In Spooked: The Trump Dossier, Black Cube, and the Rise of Private Spies, author Barry Meier details the spy story for our time: the billion-dollar business of private spying that is invading our privacy, profiting from deception, and manipulating the news.

Today, operatives-for-hire are influencing presidential elections, the news media, government policies and the fortunes of companies. They are also peering into our personal lives as never before, using off-the shelf technology to listen to our phone calls, monitor our emails, and decide what we see on social media. Private spying has never been cheaper and the business has never been more lucrative—just as its power has never been more pervasive.

Meier’s portrait of the private investigative world is fascinating and unsettling. He reveals the secret tactics that spies-for-hire use to con their targets, trade hacked and stolen documents, manipulate journalists and influence what we read and see.

Spooked is a fast-paced, disturbing and, at times, hilarious tour through the shadowlands of private spying and its inhabitants. Barry Meier draws on his journalistic expertise and unique access to sources to uncover the secrets private spies want to keep hidden.
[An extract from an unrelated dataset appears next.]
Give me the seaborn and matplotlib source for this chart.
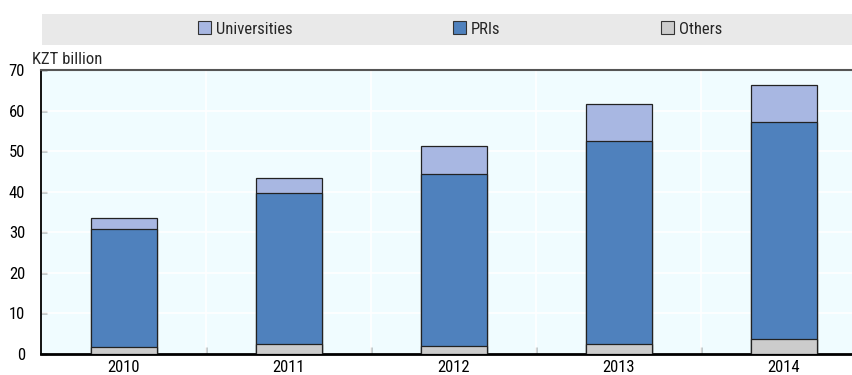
import matplotlib
matplotlib.use("Agg")
import matplotlib.pyplot as plt
from matplotlib import font_manager
from matplotlib.patches import Patch, Rectangle
import pandas as pd
import seaborn as sns

# R&D expenditure by performing sector, KZT billion
years = ["2010", "2011", "2012", "2013", "2014"]
others = [1.7, 2.5, 2.0, 2.5, 3.6]
pris = [29.1, 37.1, 42.3, 50.1, 53.7]
universities = [2.6, 3.8, 7.0, 9.1, 9.0]

series_names = ["Universities", "PRIs", "Others"]
colors = {"Universities": "#a8b7e2", "PRIs": "#4f81bd", "Others": "#cccccc"}

df = pd.DataFrame({"year": years, "Others": others, "PRIs": pris,
                   "Universities": universities})
df["lvl_others"] = df["Others"]
df["lvl_pris"] = df["Others"] + df["PRIs"]
df["lvl_total"] = df["lvl_pris"] + df["Universities"]

sns.set_theme(style="white")

# prefer a narrow sans face when one is available
installed = {f.name for f in font_manager.fontManager.ttflist}
narrow = [n for n in ["Liberation Sans Narrow", "Arial Narrow", "Roboto Condensed",
                      "DejaVu Sans Condensed", "Open Sans Condensed"] if n in installed]
if narrow:
    plt.rcParams["font.family"] = [narrow[0], "Liberation Sans", "DejaVu Sans"]
    fs = 12
else:
    plt.rcParams["font.family"] = ["Liberation Sans", "DejaVu Sans"]
    fs = 10.8
plt.rcParams["font.size"] = fs

fig = plt.figure(figsize=(8.53, 3.75), dpi=100)
ax = fig.add_axes([41 / 853, 21 / 375, 825 / 853, 284 / 375])
ax.set_facecolor("#f0fcff")

# stacked bars: draw cumulative levels from the top down
for col, name in [("lvl_total", "Universities"), ("lvl_pris", "PRIs"),
                  ("lvl_others", "Others")]:
    sns.barplot(data=df, x="year", y=col, color=colors[name], width=0.4,
                edgecolor="#222222", linewidth=0.9, saturation=1, ax=ax,
                zorder=3)

ax.set_ylim(0, 70)
ax.set_xlim(-0.5, len(years) - 0.5)
ax.set_yticks(range(0, 71, 10))
ax.set_xlabel("")
ax.set_ylabel("")

# white grid: horizontal at ticks, vertical at category boundaries
for v in range(10, 70, 10):
    ax.axhline(v, color="white", lw=1.2, zorder=1)
for b in range(1, len(years)):
    ax.axvline(b - 0.5, color="white", lw=1.2, zorder=1)

ax.tick_params(axis="y", direction="in", length=4, width=1, color="black",
               labelsize=fs, pad=11.5, left=True)
ax.tick_params(axis="x", length=0, labelsize=fs, pad=4)
for lab in ax.get_yticklabels() + ax.get_xticklabels():
    lab.set_color("black")

# minor ticks on the boundaries between years
ax.set_xticks([b - 0.5 for b in range(1, len(years))], minor=True)
ax.tick_params(axis="x", which="minor", direction="in", length=5, width=1,
               color="black", bottom=True)

for side in ["left", "bottom", "top", "right"]:
    ax.spines[side].set_visible(True)
ax.spines["left"].set_color("black")
ax.spines["left"].set_linewidth(1.3)
ax.spines["bottom"].set_color("black")
ax.spines["bottom"].set_linewidth(2.0)
ax.spines["top"].set_color("#555555")
ax.spines["top"].set_linewidth(1.5)
ax.spines["right"].set_visible(False)

fig.text(32 / 853, 1 - 59 / 375, "KZT billion", fontsize=fs,
         ha="left", va="center")

# legend band across the top
fig.patches.append(Rectangle((42 / 853, 1 - 45 / 375), 1 - 42 / 853, 31 / 375,
                             transform=fig.transFigure, facecolor="#e9e9e9",
                             edgecolor="none", zorder=0))
handles = [Patch(facecolor=colors[n], edgecolor="#333333", linewidth=0.8,
                 label=n) for n in series_names]
fig.legend(handles=handles, loc="center", ncol=3,
           bbox_to_anchor=(460 / 853, 1 - 29 / 375), frameon=False,
           handlelength=0.8, handleheight=0.8, handletextpad=0.3,
           columnspacing=9.6, fontsize=fs)

fig.savefig("out.png", dpi=100)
About the author: Barry Meier is a former New York Times reporter and a member of the Times’ team that won the 2017 Pulitzer Prize for International Reporting. He is also a two-time winner of the prestigious George Polk Award for Investigative Reporting and other professional honors. Prior to joining the Times in 1989, he worked for The Wall Street Journal and New York Newsday. Meier is the author of Pain Killer, which first chronicled the opioid epidemic through the story of OxyContin, the drug’s maker, Purdue Pharma, and the company’s secretive owners, the Sackler family.  He lives in New York City and Tyringham.